Question

Question 5
Two circles with centers O and O’ of radii 3 cm and 4 cm , respectively intersect at two points P and Q, such that OP and O’P are tangents to the two circles. Find the length of the common chord PQ.

Answer 1

Here, two circles are of radii OP = 3 cm and PO’ = 4 cm
These two circles intersect at P and Q.

Here, OP and PO’ are two tangents drawn at point P.
$\angle$ OPO’ = ${90}^{\circ }$
[ tangents at any point of circle is perpendicular to radius through the point of contact]
Join OO’ and PN
In right angled $△$ OPO’
$(O{O}^{\prime }{)}^2=(OP{)}^2+(P{O}^{\prime }{)}^2$ [ by Pythagoras theorem]
i.e $(Hypotenuse{)}^2$ = $(Base{)}^2$ + $(Perpendicular{)}^2$
$=(3{)}^2+(4{)}^2=25$
$\Rightarrow$ OO’ = 5cm
Also.
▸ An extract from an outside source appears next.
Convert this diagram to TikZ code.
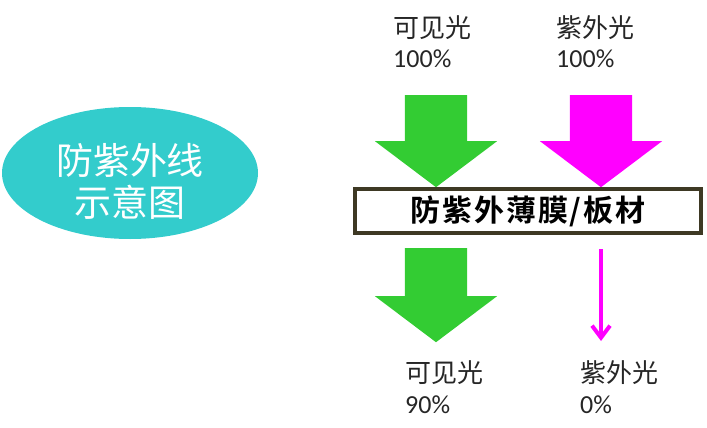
\documentclass[tikz,border=0pt]{standalone}
\usepackage{fontspec}
\setmainfont{Carlito}
\newfontfamily\cjk{Noto Sans CJK SC}[BoldFont={Noto Sans CJK SC Bold}]
\usepackage{tikz}
\usetikzlibrary{arrows.meta,positioning,shapes.geometric,shapes.arrows}
\definecolor{bubbleteal}{RGB}{51,204,204}
\definecolor{lightgreen}{RGB}{51,204,51}
\definecolor{uvmagenta}{RGB}{255,0,255}
\definecolor{filmedge}{RGB}{62,57,36}
\definecolor{labelgray}{RGB}{38,38,38}
\tikzset{
  titlebubble/.style={
    ellipse,
    fill=bubbleteal,
    minimum width=256pt,
    minimum height=132pt,
    inner sep=0pt
  },
  titletext/.style={anchor=base, inner sep=0pt, text=white, align=center, font=\cjk\fontsize{37}{42}\selectfont},
  filmbox/.style={
    draw=filmedge,
    line width=4pt,
    fill=white,
    minimum width=346pt,
    minimum height=44pt,
    inner sep=0pt,
    font=\cjk\bfseries\fontsize{30}{30}\selectfont\addfontfeature{LetterSpace=6}
  },
  lightlabel/.style={anchor=base west, inner sep=0pt, align=left, text=labelgray, font=\fontsize{26}{31}\selectfont},
  fatarrow/.style={
    single arrow,
    rotate=-90,
    anchor=tail,
    inner xsep=0pt,
    inner ysep=31pt,
    minimum width=122pt,
    single arrow head extend=30pt,
    single arrow tip angle=106,
    minimum height=#1
  },
  greenray/.style={fatarrow=#1, fill=lightgreen},
  uvray/.style={fatarrow=#1, fill=uvmagenta},
  uvthin/.style={-{Straight Barb[length=12pt,width=18pt]}, line width=4pt, draw=uvmagenta}
}

\begin{document}
\begin{tikzpicture}[x=1pt,y=-1pt]
  \useasboundingbox (0,0) rectangle (707,428);

  \node[titlebubble] (uvbubble) at (130,173) {};
  \node[titletext] (uvtitle) at (130,216) {防紫外线\\示意图};

  \node[lightlabel] (visin) at (393,68) {{\cjk 可见光}\\100\%};
  \node[lightlabel] (uvin) at (556,68) {{\cjk 紫外光}\\100\%};

  \node[greenray=92pt] (visdown) at (436,95) {};
  \node[uvray=92pt] (uvdown) at (601,95) {};

  \node[filmbox] (film) at (528,211) {防紫外薄膜/板材};

  \node[greenray=94pt] (visthrough) at (436,248) {};
  \coordinate (uvend) at (601,341);
  \draw[uvthin] ([yshift=-14pt]film.south -| uvend) -- (uvend);

  \node[lightlabel] (visout) at (405,413) {{\cjk 可见光}\\90\%};
  \node[lightlabel] (uvout) at (580,413) {{\cjk 紫外光}\\0\%};
\end{tikzpicture}
\end{document}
PN $\perp$ OO’
Let ON = x, then NO’ = 5 - x
In right angled $\angle$ OPN ,
$(OP{)}^2=(ON{)}^2+(NP{)}^2$ [ by Pythagoras theorem]
$\Rightarrow (NP{)}^2=3^2-x^2=9-x^2$
And in right angled $△$ PNO'
$(P{O}^{\prime }{)}^2=(PN{)}^2+(N{O}^{\prime }{)}^2$ [by Pythagoras theorem]
$\Rightarrow (4{)}^2=(PN{)}^2+(5-x{)}^2$
$\Rightarrow (PN{)}^2=16-(5-x{)}^2$
From Eqs. (i) and (ii)
$9-x^2=16-(5-x{)}^2\Rightarrow 7+x^2-(25+x^2-10x)=0\Rightarrow 10x=18\therefore x=1.8$
Again in right angled $△$ OPN
$O{P}^2=(ON{)}^2+(NP{)}^2$ [ by Pythagoras theorem]
$\Rightarrow 3^2=(1.8{)}^2+(NP{)}^2$
$\Rightarrow (NP{)}^2=9-3.24=5.76$
$\therefore$ (NP) = 2.4
$\therefore$ Length of common chord.
PQ = 2 PN = 2 $\times$ 2.4 = 4.8 cm.